A Lesson from Tesla?
Recently Tesla CEO Elon Musk shocked stakeholders when he tweeted that he was considering taking Tesla private. He explained that he believed this move could remove barriers on the company’s ability to innovate, and provide certain flexibility that would make it easier for Tesla to grow and expand its footprint. However, these plans were short lived when a few weeks after the announcement he shared that these plans were no longer in place.
The most interesting thing about this particular bit of news is the inferred assertion made by Musk that his company’s ability to maintain its performance was threatened by the oversight associated with being a publicly traded entity. To those that work in the banking industry, this conclusion by Musk is an everyday reality from which we can’t escape.
However, what if the oversight that comes with being a public company and the regulatory infrastructure in banking are not actually the reason why these entities are unable to keep pace with innovation? What if the actual barriers are related to something much more systemic within these organizations?
The real issue preventing banks and credit unions from responding successfully to the conditions around them may actually have more to do with the historic tendencies that have become habits. Used to, financial institutions determined their own pace relative to innovations in their business, be that new products and services or technology (e.g., the ATM). The digital revolution has flipped the script and now consumers drive the process.
These consumers are shaping their expectations not based on what other banks or credit unions are doing but on the constant innovation of big tech companies. To compete, financial institutions must break from their learned behavior about who is in control of change in banking. They must rethink how they think about digital which is no longer just a channel for delivering financial services but instead a way of life for consumers.
This means that the digital experience they offer can no longer be seen as something that is simply updated from time to time. It has to be a transformative mindset that shapes the digital banking products they chose and much, much more. Digital must insinuate itself into every aspect of how business is done – internally and externally.
While there are many institutions modernizing their digital channels, a fraction of those are considering how digital should change their org chart and comp structure. Remarkably, beyond these banks and credit unions, there are a disturbing number of banks and credit unions that still seem unconcerned at the outcomes they face as they continue to use the disparate, legacy technology that has been in place for years.
For the leadership of these banks and credit unions , a quip shared with me by an industry consultant may best describe what could await them, “If you are an executive of a financial institution and you are not thinking about digital, you are not going to be an executive much longer.”
What Do We Do Now?
First, it’s critical for the management team and the board of directors to understand what is at stake and what must be done to address that risk. All involved should work to comprehend why digital transformation is not a one-off project but rather should be a well-defined strategic objective to guide the institution’s digital future. Education and open communication are crucial to this task.

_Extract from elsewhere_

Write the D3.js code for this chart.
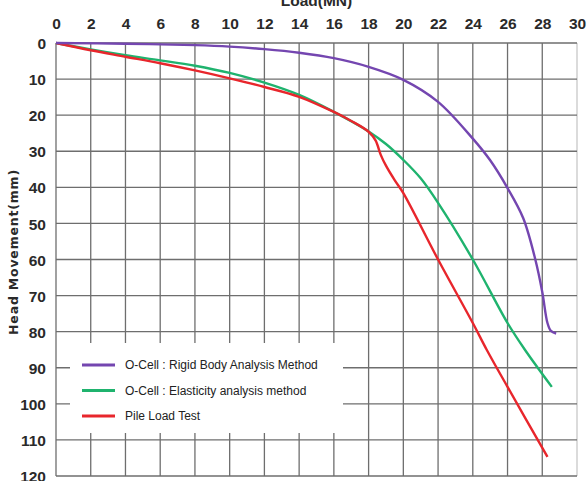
<!DOCTYPE html>
<html><head><meta charset="utf-8">
<script src="https://cdn.jsdelivr.net/npm/d3@7"></script>
<style>html,body{margin:0;padding:0;background:#fff;overflow:hidden}</style>
</head><body>
<svg id="c" width="587" height="481"></svg>
<script>
const xTicks = [0,2,4,6,8,10,12,14,16,18,20,22,24,26,28,30];
const yTicks = [0,10,20,30,40,50,60,70,80,90,100,110,120];
const seriesNames = ["O-Cell : Rigid Body Analysis Method","O-Cell : Elasticity analysis method","Pile Load Test"];
const seriesColors = ["#7446b0","#1fb36e","#e8262c"];
const rigidLoad = [0,4,8,10,12,14,16,18,20,22,24,25,26,26.9,27.6,28,28.3,28.5,28.8];
const rigidMove = [0,0.2,0.6,1.0,1.7,2.7,4.2,6.6,10.2,16.3,26.5,32.5,40.2,48.5,60,69,77.6,79.8,80.5];
const elastLoad = [0,2,4,6,8,10,12,14,16,18,19,20,21,22,24,26,27,28.55];
const elastMove = [0,1.8,3.4,4.8,6.3,8.3,11,14.4,19.1,24.5,28,32.4,37.5,44.3,60,77.6,85,95.3];
const pileLoad = [0,2,4,6,8,10,12,14,16,17,18,18.4,18.7,19,19.5,20,22,24,24.8,26,28.3];
const pileMove = [0,2,3.8,5.6,7.6,9.8,12.2,14.9,19.1,21.6,24.6,27,31,34,38,41.6,60,77.6,85,95.3,114.7];

const svg = d3.select("#c");
const L=56, R=577, T=43, B=476;
const x = d3.scaleLinear().domain([0,30]).range([L,R]);
const y = d3.scaleLinear().domain([0,120]).range([T,B]);
const tickFont = "Liberation Sans Narrow, Arial Narrow, Liberation Sans, sans-serif";

// grid
const g = svg.append("g");
g.selectAll(".vx").data(xTicks).enter().append("line")
  .attr("x1",d=>x(d)).attr("x2",d=>x(d)).attr("y1",T).attr("y2",B)
  .attr("stroke",d=>d===30?"#c8c8c8":"#6e6e6e").attr("stroke-width",1.3);
g.selectAll(".hy").data(yTicks).enter().append("line")
  .attr("x1",L).attr("x2",R).attr("y1",d=>y(d)).attr("y2",d=>y(d))
  .attr("stroke","#6e6e6e").attr("stroke-width",1.3);

// axes labels (d3 axes, no lines)
const xAxis = svg.append("g").attr("transform",`translate(0,${T-14})`)
  .call(d3.axisTop(x).tickValues(xTicks).tickSize(0).tickPadding(0));
const yAxis = svg.append("g").attr("transform",`translate(${L-10},0)`)
  .call(d3.axisLeft(y).tickValues(yTicks).tickSize(0).tickPadding(0));
[xAxis,yAxis].forEach(a=>{
  a.select(".domain").remove();
  a.selectAll("text").attr("font-family",tickFont)
   .attr("font-weight","bold").attr("font-size",15.5).attr("fill","#2a2a2a");
});
yAxis.selectAll("text").attr("dy","0.36em");

svg.append("text").attr("x",(L+R)/2).attr("y",6).attr("text-anchor","middle")
  .attr("font-family",tickFont).attr("font-weight","bold")
  .attr("font-size",15.5).attr("fill","#2a2a2a").text("Load(MN)");
svg.append("text").attr("transform","translate(18,252) rotate(-90)").attr("text-anchor","middle")
  .attr("font-family","DejaVu Sans, sans-serif").attr("font-weight","bold")
  .attr("font-size",12.5).attr("letter-spacing",0.8).attr("fill","#2a2a2a").text("Head Movement(mm)");

// legend background
svg.append("rect").attr("x",70).attr("y",343).attr("width",273).attr("height",90).attr("fill","#fff");

// series
const line = d3.line().x(d=>x(d[0])).y(d=>y(d[1])).curve(d3.curveCatmullRom.alpha(0.5));
const data = [d3.zip(rigidLoad,rigidMove), d3.zip(elastLoad,elastMove), d3.zip(pileLoad,pileMove)];
const order=[1,2,0];
order.forEach(i=>{
  svg.append("path").datum(data[i]).attr("d",line).attr("fill","none")
    .attr("stroke",seriesColors[i]).attr("stroke-width",2.4).attr("stroke-linejoin","round");
});

// legend
const lg = svg.append("g");
seriesNames.forEach((n,i)=>{
  const yy = 365 + i*25.5;
  lg.append("line").attr("x1",82).attr("x2",115).attr("y1",yy).attr("y2",yy)
    .attr("stroke",seriesColors[i]).attr("stroke-width",3.2);
  lg.append("text").attr("x",125).attr("y",yy+4).attr("font-family","Liberation Sans, Arial, sans-serif")
    .attr("font-size",12).attr("fill","#222").text(n);
});
</script>
</body></html>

Second, focus on the long term. In a letter that Musk wrote to Tesla’s employees, he discussed how the short term viewpoint of equity investors put “enormous pressure on Tesla to make decision that may be right for a given quarter, but not necessarily right for the long-term.” All public entities, financial institutions included, risk sacrificing the future to keep investors content in the present. However, banks and credit unions should find a way to positively work toward their longer term strategies while also satisfying present obligations. Communication at all levels must incorporate the reasons why the longer term cannot be ignored.
Third, time is not a friend as digital transformation has been around for nearly a decade. Institutions that want to deliver a superior, modern digital experience must act quickly, as mediocre digital offerings will no longer cut it. This often involves partnering with a digital banking provider that enables high levels of control and quick innovation.
While transformation and change is not an easy process, it is part of the landscape in most industries. Leadership within financial institutions must focus on more than just improving technology and licensing the latest “must have.” To remain competitive, all institutions should take a close internal look and strive to truly understand what is keeping it from reaching its digital goals.